Pereira, Braun & Andrade (2010) enfatizam a importância de que a geometria seja
trabalhada de modo a permitir aos estudantes estabelecer relações com o cotidiano. Para os autores:
A linguagem geométrica está de tal modo inserida no cotidiano, de maneira que a
consciência desse fato não é explicitamente percebida. Assim sendo, é dever da
escola explicar tal fato a fim de mostrar que a geometria faz parte da vida, pois
vivemos num mundo de formas e imagens. (PEREIRA, BRAUN & ANDRADE,
2010, p. 75).
O estudo das figuras geométricas presentes na matemática escolar pode fazer referência, por
exemplo, ao que existe ao nosso redor, no espaço físico em que vivemos, visto que essas figuras
podem ser reconhecidas pelas propriedades, e não somente pelas suas formas e aparência física.
Fainguelernt (1999) supõe que a geometria é considerada como uma ferramenta para a
compreensão e inter-relação com o espaço em que vivemos. Ela pode ser entendida como um
conteúdo constituído a partir de aspectos mais intuitivos, concretos e ligados à realidade. Entretanto,
não podemos esquecer que ela está apoiada em um longo processo de formalização, que possui
também níveis de rigor, abstração e generalização.
Como forma de buscar alternativas para as questões relacionadas ao ensino e aprendizagem
da Matemática – como no caso da geometria –, temos desenvolvido nossos trabalhos apoiados na
Atividade Orientadora de Ensino proposta por Moura (1996, 2001), com aportes teóricos na Teoria
Histórico-Cultural que possui como idealizador Vygotsky, e na Teoria da Atividade de Leontiev
(1978).
A Teoria Histórico-Cultural, principalmente através de Vygotsky – seu maior expoente,
defende a ideia de que o ser humano desenvolve-se através de suas relações e interações com os
outros, vivendo em sociedade num processo de apropriação da cultura construída pela humanidade.

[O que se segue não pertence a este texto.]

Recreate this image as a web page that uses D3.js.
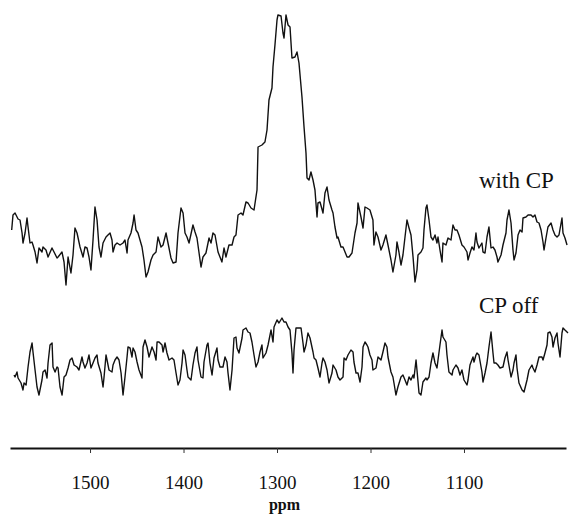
<!DOCTYPE html>
<html>
<head>
<meta charset="utf-8">
<script src="https://cdn.jsdelivr.net/npm/d3@7"></script>
<style>
  body { margin: 0; background: #fff; }
  svg { display: block; }
  .trace { fill: none; stroke: #111; stroke-width: 1.4; stroke-linejoin: round; }
  .label { font-family: "Liberation Serif", "Times New Roman", serif; font-size: 23px; fill: #111; }
</style>
</head>
<body>
<div id="chart"></div>
<script>
// spectrum with cross polarisation, [ppm, intensity a.u.]
const withCP = [
  [1583.8,20],[1582.4,35],[1580.2,37],[1577.0,31],[1574.9,30],[1572.7,17],[1571.7,7],[1569.5,17],
  [1567.4,32],[1566.3,23],[1564.2,7],[1562.1,8],[1561.0,5],[1558.8,-2],[1556.7,-13],[1554.6,2],
  [1551.4,-2],[1550.3,3],[1547.1,0],[1544.9,-7],[1540.7,2],[1538.5,-2],[1535.3,-8],[1534.2,-7],
  [1530.0,-2],[1527.8,-12],[1525.7,-35],[1523.5,-7],[1520.4,-23],[1518.2,-5],[1516.1,22],[1513.9,17],
  [1510.7,3],[1507.5,-7],[1505.4,3],[1503.2,2],[1501.1,-7],[1499.0,-20],[1496.8,10],[1494.7,43],
  [1492.5,30],[1490.4,3],[1488.3,-7],[1486.1,7],[1482.9,13],[1480.8,15],[1478.6,17],[1476.5,10],
  [1475.4,-2],[1473.3,5],[1471.1,7],[1467.9,5],[1464.7,7],[1462.6,10],[1460.4,-3],[1459.4,10],
  [1456.2,17],[1454.0,27],[1452.9,35],[1450.8,20],[1448.7,17],[1444.4,3],[1442.3,-10],[1440.1,-27],
  [1438.0,-22],[1434.8,-10],[1432.6,-5],[1429.4,-2],[1427.3,13],[1424.1,3],[1421.9,5],[1418.7,17],
  [1416.6,7],[1413.4,-8],[1411.2,-13],[1408.0,-12],[1405.9,17],[1402.7,42],[1400.5,37],[1398.4,17],
  [1396.3,13],[1394.1,7],[1389.9,25],[1387.7,18],[1385.6,12],[1381.3,-17],[1379.2,-7],[1376.0,-3],
  [1372.7,12],[1370.6,7],[1368.5,17],[1366.3,15],[1363.1,-2],[1358.9,-12],[1356.7,2],[1354.6,-7],
  [1351.4,5],[1348.1,5],[1346.0,13],[1343.9,15],[1341.7,35],[1338.5,37],[1336.4,35],[1333.2,48],
  [1331.0,47],[1327.8,42],[1324.6,40],[1321.4,60],[1320.3,103],[1316.1,105],[1312.9,108],[1310.7,120],
  [1308.6,150],[1305.4,162],[1304.3,183],[1302.2,205],[1300.0,230],[1299.0,235],[1295.7,234],[1293.6,217],
  [1292.5,212],[1290.4,235],[1288.2,225],[1286.1,223],[1284.0,192],[1280.8,193],[1278.6,198],[1276.5,187],
  [1273.3,153],[1271.1,123],[1269.0,97],[1267.9,72],[1265.8,70],[1263.7,78],[1261.5,70],[1259.4,60],
  [1257.2,33],[1256.2,47],[1254.0,48],[1250.8,37],[1248.7,57],[1246.5,63],[1244.4,50],[1241.2,40],
  [1240.1,37],[1238.0,23],[1235.8,12],[1234.8,13],[1231.6,3],[1229.4,3],[1225.1,-7],[1223.0,-7],
  [1219.8,-3],[1216.6,17],[1214.4,27],[1213.4,47],[1210.2,33],[1208.0,22],[1205.9,43],[1203.8,42],
  [1200.6,40],[1197.4,30],[1196.3,5],[1194.2,18],[1192.0,13],[1188.8,0],[1186.7,5],[1183.5,15],
  [1181.3,5],[1178.1,-10],[1176.0,-22],[1172.8,-5],[1171.7,8],[1169.6,-2],[1167.4,-15],[1165.3,-5],
  [1163.1,13],[1161.0,30],[1158.8,22],[1156.7,15],[1154.5,-7],[1152.4,-32],[1150.3,-20],[1149.2,-5],
  [1146.0,-2],[1143.9,2],[1142.8,20],[1140.7,42],[1139.6,45],[1137.4,30],[1135.3,13],[1133.2,10],
  [1131.0,15],[1128.9,7],[1127.8,13],[1125.7,0],[1123.5,-12],[1122.5,7],[1119.3,5],[1117.1,12],
  [1113.9,10],[1111.8,25],[1109.6,20],[1107.5,20],[1105.4,15],[1102.2,5],[1100.0,3],[1096.8,-2],
  [1095.7,-10],[1093.6,-3],[1091.5,3],[1089.3,0],[1087.2,17],[1086.1,8],[1084.0,2],[1080.8,7],
  [1079.7,-2],[1077.5,-3],[1075.4,13],[1073.3,23],[1071.1,2],[1069.0,3],[1066.9,0],[1064.7,-7],
  [1063.7,-12],[1060.4,-5],[1058.3,5],[1055.1,17],[1054.0,30],[1051.9,40],[1049.7,27],[1047.6,0],
  [1046.5,-10],[1044.4,-3],[1042.2,15],[1040.1,20],[1037.9,18],[1036.9,32],[1033.7,33],[1031.5,35],
  [1028.3,35],[1026.2,33],[1024.1,35],[1021.9,28],[1019.8,27],[1017.6,20],[1015.5,8],[1014.4,0],
  [1012.3,12],[1010.2,23],[1006.9,27],[1004.8,20],[1002.7,15],[1000.5,13],[998.4,15],[995.2,32],
  [994.1,17],[992.0,12],[989.8,5]
];

// same sample, CP switched off
const cpOff = [
  [1581.3,-5],[1580.2,-7],[1578.1,-2],[1577.0,-8],[1573.8,-13],[1571.7,-20],[1570.6,-13],[1568.4,-15],
  [1566.3,3],[1564.2,18],[1562.0,27],[1561.0,18],[1558.8,0],[1556.7,-17],[1554.6,-25],[1551.4,-10],
  [1550.3,-2],[1548.1,0],[1546.0,-8],[1544.9,7],[1542.8,25],[1540.6,27],[1539.6,3],[1537.4,-2],
  [1535.3,3],[1534.2,2],[1532.1,-17],[1529.9,-25],[1527.8,-7],[1525.7,-5],[1523.5,2],[1521.4,10],
  [1519.3,12],[1517.1,5],[1513.9,3],[1511.8,0],[1508.6,13],[1507.5,8],[1505.4,2],[1503.2,7],
  [1501.1,15],[1499.0,2],[1496.8,7],[1494.7,12],[1492.5,15],[1491.5,7],[1488.3,-3],[1486.1,-17],
  [1485.0,-7],[1482.9,15],[1481.8,10],[1479.7,0],[1476.5,-2],[1475.4,5],[1473.3,10],[1471.1,13],
  [1469.0,10],[1466.8,-3],[1464.7,-25],[1462.6,-7],[1460.4,13],[1459.4,23],[1457.2,22],[1455.1,13],
  [1454.0,22],[1451.9,18],[1449.7,8],[1447.6,0],[1444.4,-8],[1443.3,23],[1441.2,30],[1439.0,23],
  [1436.9,13],[1433.7,23],[1431.5,18],[1429.4,10],[1428.3,28],[1426.2,28],[1423.0,25],[1421.9,18],
  [1419.8,27],[1417.7,17],[1415.5,10],[1412.3,12],[1410.2,10],[1408.0,-3],[1405.9,-15],[1403.8,-10],
  [1401.6,7],[1400.5,20],[1398.4,15],[1396.3,0],[1395.2,-7],[1392.0,-10],[1389.9,5],[1387.7,17],
  [1385.6,23],[1384.5,10],[1381.3,-7],[1379.2,-8],[1378.1,8],[1374.9,25],[1373.8,27],[1371.7,7],
  [1369.5,-5],[1367.4,12],[1364.2,22],[1363.1,10],[1361.0,3],[1357.8,3],[1355.6,13],[1353.5,8],
  [1352.4,-3],[1350.3,-20],[1348.1,0],[1346.0,32],[1343.9,33],[1342.8,22],[1340.7,17],[1337.4,32],
  [1336.4,40],[1333.2,42],[1331.0,38],[1328.9,37],[1326.8,28],[1324.6,15],[1322.5,3],[1320.3,8],
  [1318.2,18],[1316.1,25],[1315.0,12],[1311.8,17],[1309.6,25],[1306.4,40],[1304.3,28],[1303.2,43],
  [1300.0,50],[1297.9,47],[1294.7,52],[1292.5,48],[1290.4,48],[1288.2,43],[1286.1,40],[1284.0,17],
  [1282.9,-3],[1281.8,20],[1279.7,42],[1277.5,42],[1274.3,42],[1272.2,27],[1271.1,18],[1269.0,25],
  [1266.9,37],[1264.7,32],[1261.5,18],[1260.4,12],[1258.3,10],[1256.2,2],[1254.0,-7],[1251.9,7],
  [1250.8,12],[1248.7,8],[1246.5,0],[1244.4,-13],[1241.2,-3],[1240.1,5],[1236.9,0],[1234.8,-7],
  [1232.6,-10],[1229.4,-7],[1228.3,12],[1226.2,10],[1224.1,15],[1220.9,20],[1218.7,18],[1217.7,8],
  [1215.5,-3],[1213.4,-3],[1211.2,-12],[1209.1,3],[1208.0,23],[1205.9,28],[1203.8,25],[1202.7,23],
  [1200.6,15],[1198.4,10],[1197.4,0],[1194.1,2],[1192.0,13],[1188.8,10],[1186.7,18],[1184.5,27],
  [1182.4,23],[1181.3,13],[1178.1,-2],[1176.0,-7],[1174.9,-13],[1172.8,-25],[1170.7,-17],[1167.4,-7],
  [1165.3,-5],[1163.1,-10],[1161.0,-15],[1158.8,-7],[1156.7,-10],[1154.5,-5],[1153.5,-8],[1151.3,10],
  [1150.3,0],[1148.1,-23],[1146.0,-25],[1143.9,-12],[1140.7,-8],[1139.6,-10],[1137.4,-7],[1135.3,7],
  [1133.2,17],[1131.0,7],[1128.9,2],[1127.8,10],[1125.7,25],[1123.5,40],[1122.5,33],[1119.3,28],
  [1118.2,15],[1116.1,-2],[1112.8,-5],[1111.8,0],[1108.6,5],[1106.4,2],[1104.3,-5],[1102.2,0],
  [1100.0,-10],[1096.8,-15],[1095.7,-10],[1093.6,5],[1090.4,13],[1089.3,8],[1087.2,15],[1086.1,17],
  [1084.0,15],[1080.8,-2],[1079.7,-12],[1077.5,-3],[1075.4,7],[1073.3,23],[1071.1,38],[1069.0,17],
  [1067.9,7],[1065.8,7],[1063.7,5],[1061.5,2],[1058.3,3],[1056.2,12],[1054.0,18],[1052.9,10],
  [1049.7,-7],[1047.6,0],[1046.5,7],[1044.4,15],[1043.3,2],[1041.2,-13],[1037.9,-20],[1035.8,-22],
  [1032.6,-10],[1030.5,0],[1027.3,5],[1026.2,2],[1024.1,-2],[1021.9,5],[1019.8,13],[1016.6,13],
  [1015.5,10],[1013.4,17],[1011.2,25],[1010.2,37],[1008.0,38],[1005.9,33],[1004.8,23],[1002.7,32],
  [1000.5,37],[999.5,27],[997.3,13],[995.2,37],[994.1,42],[992.0,40],[989.8,38],[988.8,37]
];

const ppmTicks = [1500, 1400, 1300, 1200, 1100];
const traceNames = ["with CP", "CP off"];
const traceOffsets = [120, 0];   // vertical stacking, a.u.

const width = 570, height = 516;
const axisY = 448;

const svg = d3.select("#chart").append("svg")
    .attr("width", width)
    .attr("height", height);

// ppm axis runs right to left
const x = d3.scaleLinear().domain([1585.6, 990.9]).range([10, 566]);
const y = d3.scaleLinear().domain([0, 370]).range([370, 0]);

const line = d3.line()
    .x(d => x(d[0]))
    .y(d => y(d[1]));

[withCP, cpOff].forEach((data, i) => {
    svg.append("path")
        .attr("class", "trace")
        .attr("d", line(data.map(d => [d[0], d[1] + traceOffsets[i]])));
});

svg.append("text").attr("class", "label")
    .attr("x", 479).attr("y", 188).text(traceNames[0]);
svg.append("text").attr("class", "label")
    .attr("x", 479).attr("y", 313).text(traceNames[1]);

const axis = svg.append("g")
    .attr("transform", `translate(0,${axisY})`)
    .call(d3.axisBottom(x).tickValues(ppmTicks).tickSize(5).tickSizeOuter(0).tickPadding(23)
        .tickFormat(d3.format("d")));

axis.select(".domain").attr("stroke", "#111").attr("stroke-width", 2.2);
axis.selectAll(".tick line").attr("stroke", "#333").attr("stroke-width", 1);
axis.selectAll(".tick text")
    .attr("fill", "#111")
    .style("font-family", "'Liberation Serif', 'Times New Roman', serif")
    .style("font-size", "19px");

svg.append("text")
    .attr("x", x(1292)).attr("y", 510)
    .attr("text-anchor", "middle")
    .style("font-family", "'Liberation Serif', 'Times New Roman', serif")
    .style("font-size", "16px")
    .style("font-weight", "bold")
    .attr("fill", "#111")
    .text("ppm");
</script>
</body>
</html>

Nesse movimento de aprender sobre a cultura, o ser humano desenvolve suas funções psicológicas
superiores e, assim, difere dos animais através da relação e uso que faz do pensamento e da
linguagem. A partir dos estudos de Vygotsky, Leontiev (1978) desenvolveu a Teoria da Atividade.
Nessa teoria, o termo atividade assume um significado especial: a atividade especificamente
humana realizada com o fim de satisfazer uma necessidade, diferenciando-se, portanto, de uma
simples ação.
De acordo com os autores citados, o principal papel da escola é promover o
desenvolvimento dos alunos através do ensino. Nesta perspectiva, podemos entender a importância
do professor organizar intencionalmente situações de ensino para que o aluno aproprie-se dos
conhecimentos científicos, elaborados historicamente pela humanidade. E isso só é possível se o
professor, através da organização do ensino, mediar a relação entre o aluno e o conhecimento.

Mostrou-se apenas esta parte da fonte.